Notice anything? It will delete files starting with #. Did you set daily_clean_disks_enable="YES" in /etc/periodic.conf? If so you might want to consider setting daily_clean_disks_files to some other value.
 
As far as I know a scrub looks at data blocks and tests if they're still valid. It doesn't care what the files are called.
 
Personally I would just disable the clean_disks function. To me it seems a bit of a waste to scan the entire pool every week just on the off-chance you may have a few unneeded files around using up a couple of MB of space.

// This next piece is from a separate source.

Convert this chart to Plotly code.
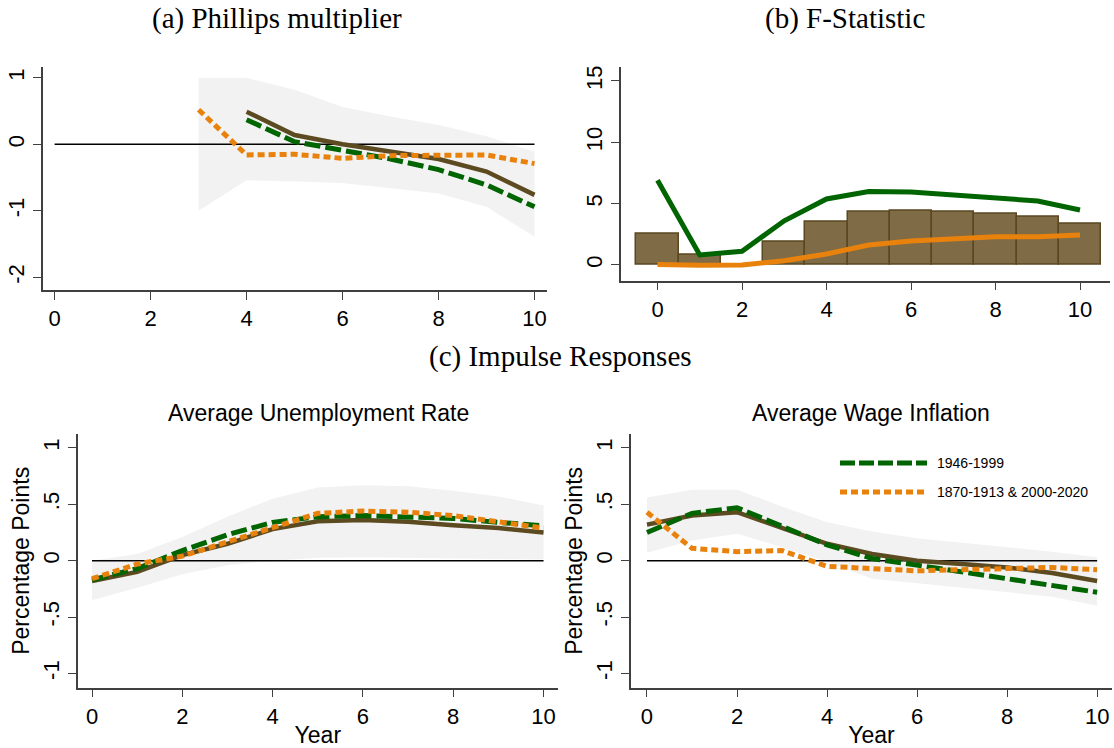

As mentioned scrub runs above the filesystem level on the pool itself, and checks each ZFS record directly. If it does find errors that it can't fix, it will at that point look up and report the associated file. It will never actually remove anything. If scrub does find errors, it's up to the admin to remove the damaged files, zpool clear the errors, then re-scrub (hopefully having it now complete with no errors).
 
It also doesn't make a lot of sense for a filesystem to accept 'illegal' characters and after a while silently remove those files during a check. I've never encountered a filesystem that did that.
 
It's cleaned by periodic(8). Here are the I believe relevant defaults from /etc/defaults/periodic.conf:
Code:
# 100.clean-disks
daily_clean_disks_enable="NO"                           # Delete files daily
daily_clean_disks_files="[#,]* .#* a.out *.core *.CKP .emacs_[0-9]*"
Notice anything? It will delete files starting with #. Did you set daily_clean_disks_enable="YES" in /etc/periodic.conf? If so you might want to consider setting daily_clean_disks_files to some other value.

That's exactly what caused the files to be removed. I did change daily_clean_disks_enable to "YES" at some point in time. I'm disabling it for now.
 
Ahh, good old emacs backup files. They start with "#", don't they? So that is why this cleaner exists.